Busara goes quiet. “Okay, you’re right,” she says softly. “But I don’t want you to go back to Otherworld. I guess I wasn’t prepared to be right about this. But it’s gotten too real, Simon. Carole died. You could die too.”

“I don’t have a choice. I have to go back. Kat is still there. Gorog is too. I’m not leaving again until both of them are free. If that means killing Milo Yolkin, that’s okay with me.”

“What if you die fighting Magna?” Busara asks. “What’s going to happen to everyone else in the beta test?”

Honestly, it never occurred to me. There aren’t just two lives depending on me. Everyone in the facility is my responsibility. My life couldn’t possibly suck any harder than it does right now.

“Fine,” I huff. “Kat might have information that could help you stop the Company if something happens to us. She saw what happened at Elmer’s. I’ll pass the information along to you after I find her and talk to her. If we die, you’ll need to find a way to use it.”

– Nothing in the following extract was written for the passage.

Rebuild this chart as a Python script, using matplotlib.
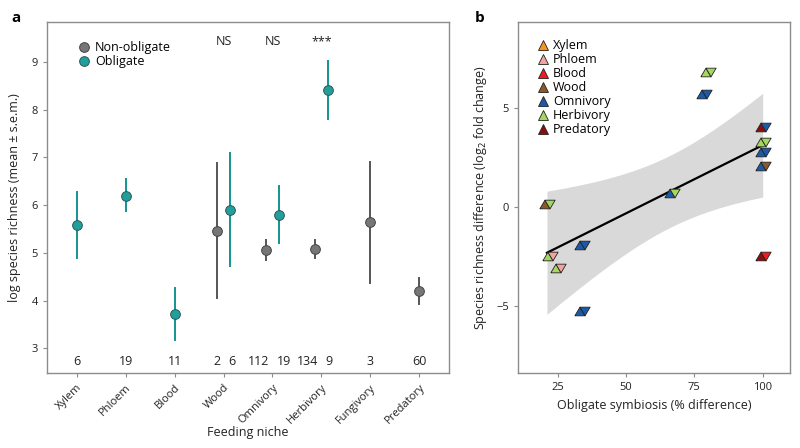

“I don’t understand,” Busara says. “What kind of information could Kat have?”

“The night of the collapse, I was at the factory. I saw someone throw an object through a hole in the third floor. When it landed on the second floor, all the kids gathered around. That’s what made the floor collapse. Maybe the boards were rotten—or maybe they’d been sabotaged. But someone knew that the floor couldn’t handle that much weight in one spot.”

“Wait—you said someone threw an object?” Busara asks. “What kind of object?”

“It was small and round. And when it landed, it was glowing. That’s all I know, but Kat saw it. She might even have seen the person who threw it. I’d bet you anything there’s a connection to the Company.”

“What did Marlow do when he saw the object?” Busara asks.

“Marlow?” I try to think back to the night in question. “He shouted something. I think he told everyone to stay away from it.”

I’m loving the look on Busara’s face right now. It’s nice to see I’ve surprised her for once. “You never mentioned any of this,” she says.

“Yeah, well, there’s a lot you never told me, either,” I shoot back.

I bend my head forward and begin to position the disk at the base of my skull.

“Wait,” says Busara. “Give me one more hour. Please. There might be another way.”